Intermediate· ~1 min read#embedding#vector

Embedding

Meaning, encoded as numbers

A vector representation that captures the meaning of a piece of text, image, or audio.

Definition

An embedding model takes something like the word "king" and outputs a fixed-length vector. That vector encodes the meaning — embeddings for "king" and "queen" are close together.

Semantic search, recommendations, clustering, RAG — all powered by embeddings. Modern models: OpenAI text-embedding-3, Cohere Embed v3, Voyage, BGE, Jina.

Choice matters: language support, dimension (256–3072), context window (max input tokens), and cost ($0.02-$0.13 per 1M tokens) differ. Wrong model = bad retrieval = bad RAG.

Analogy

You compress a 12-megapixel photo down to 1536 numbers, but those 1536 still carry enough info to answer "is this a cat or a dog?". Embeddings do exactly that: throw away the detail, keep the meaning. Lossy compression — but it loses the right thing.

Real-world example

A Slack message archive. You search "I mentioned the deploy failure last month." Classic search returns messages containing both "deploy" and "failure" — but not "Friday's release exploded" (different words, same meaning).

Embedding-based search: turn your query into a 1536-dim vector; every message already has a vector. Cosine similarity returns the 20 closest — "release exploded" included.

A deeper look

Code examples

OpenAI embedding + cosine similarityPython

from openai import OpenAI
import numpy as np

client = OpenAI()

def embed(text: str) -> np.ndarray:
    resp = client.embeddings.create(
        model="text-embedding-3-small",
        input=text,
    )
    return np.array(resp.data[0].embedding)

def cosine(a: np.ndarray, b: np.ndarray) -> float:
    return float(np.dot(a, b) / (np.linalg.norm(a) * np.linalg.norm(b)))

v_king   = embed("king")
v_queen  = embed("queen")
v_potato = embed("potato")

print(cosine(v_king, v_queen))   # ≈ 0.78  (close in meaning)
print(cosine(v_king, v_potato))  # ≈ 0.23  (far apart)

When to use

Semantic search (beyond full-text)
Indexing chunks for RAG
Recommendation systems (user/item similarity)
Duplicate detection (near-duplicates, not exact)
Using embeddings as input features for classification

When not to use

Exact string matches (slug, ID, username)
Structured queries (WHERE created_at > X)
When decisions must be explainable
Costly model + rarely-changing data — don't forget caching

Common pitfalls

Embed and forget

Upgrading the embedding model means re-embedding everything.
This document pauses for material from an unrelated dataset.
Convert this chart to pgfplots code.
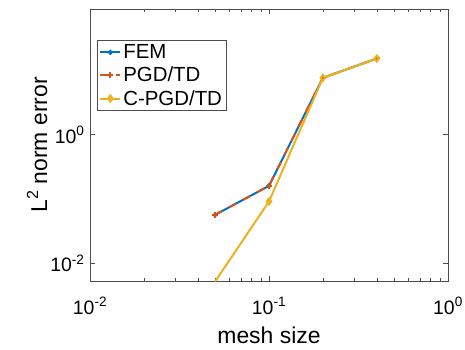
\documentclass[border=0pt]{standalone}
\usepackage{fontspec}
\setmainfont{Liberation Sans}
\usepackage{pgfplots}
\pgfplotsset{compat=1.18}
\definecolor{mblue}{rgb}{0,0.447,0.741}
\definecolor{morange}{rgb}{0.85,0.325,0.098}
\definecolor{myellow}{rgb}{0.929,0.694,0.125}
\begin{document}
\begin{tikzpicture}
\useasboundingbox (-90bp,-69bp) rectangle (375bp,281bp);
\begin{axis}[
  at={(0,0)}, anchor=south west,
  scale only axis, width=358bp, height=272bp,
  xmode=log, ymode=log,
  xmin=0.01, xmax=1, ymin=0.0053, ymax=90,
  xtick={0.01,0.1,1}, xticklabels={10\textsuperscript{-2},10\textsuperscript{-1},10\textsuperscript{0}},
  ytick={0.01,1}, yticklabels={10\textsuperscript{-2},10\textsuperscript{0}},
  tick align=inside, tick pos=both,
  major tick length=5bp, minor tick length=3bp,
  axis line style={black!70, line width=0.6pt},
  every tick/.style={black!70, line width=0.5pt},
  tick label style={font=\fontsize{19.5}{21}\selectfont},
  xticklabel style={anchor=base, yshift=-33bp, inner sep=0pt},
  yticklabel style={xshift=-2bp},
  xlabel={mesh size}, ylabel={L\textsuperscript{2} norm error},
  label style={font=\fontsize{23}{25}\selectfont},
  xlabel style={at={(axis description cs:0.5,0)}, anchor=base, yshift=-62bp, inner sep=0pt},
  ylabel style={yshift=-4bp},
  legend style={at={(0.02,0.885)}, anchor=north west, font=\fontsize{20.5}{23}\selectfont,
    draw=black!70, line width=0.6pt, inner sep=2bp, row sep=3bp},
  legend image post style={line width=2pt},
  legend cell align=left,
  every axis plot/.append style={line width=2pt},
  legend image code/.code={\draw[mark repeat=2,mark phase=2] plot coordinates {(0cm,0cm) (0.35cm,0cm) (0.7cm,0cm)};},
]
\addplot[mblue, mark=*, mark size=1.5pt] coordinates {(0.05,0.0567) (0.1,0.16) (0.2,7.64) (0.4,15.3)};
\addlegendentry{FEM}
\addplot[morange, dashed, dash pattern=on 8pt off 8pt, mark=+, mark size=3pt, mark options={solid}] coordinates {(0.05,0.0567) (0.1,0.16) (0.2,7.64) (0.4,15.3)};
\addlegendentry{PGD/TD}
\addplot[myellow, mark=diamond, mark size=3pt, mark options={solid}] coordinates {(0.05,0.0052) (0.1,0.0914) (0.2,7.64) (0.4,15.3)};
\addlegendentry{C-PGD/TD}
\end{axis}
\end{tikzpicture}
\end{document}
Old and new vectors aren't in the same space. Plan migration up front.

Underestimating chunking

Embedding a whole document as one vector loses detail. You don't want to compress 50 pages into 1 vector. Proper chunking is critical.

Embedding non-English with English-only models

An English-trained model is weak on other languages. Prefer multilingual models like Cohere multilingual, BGE-m3.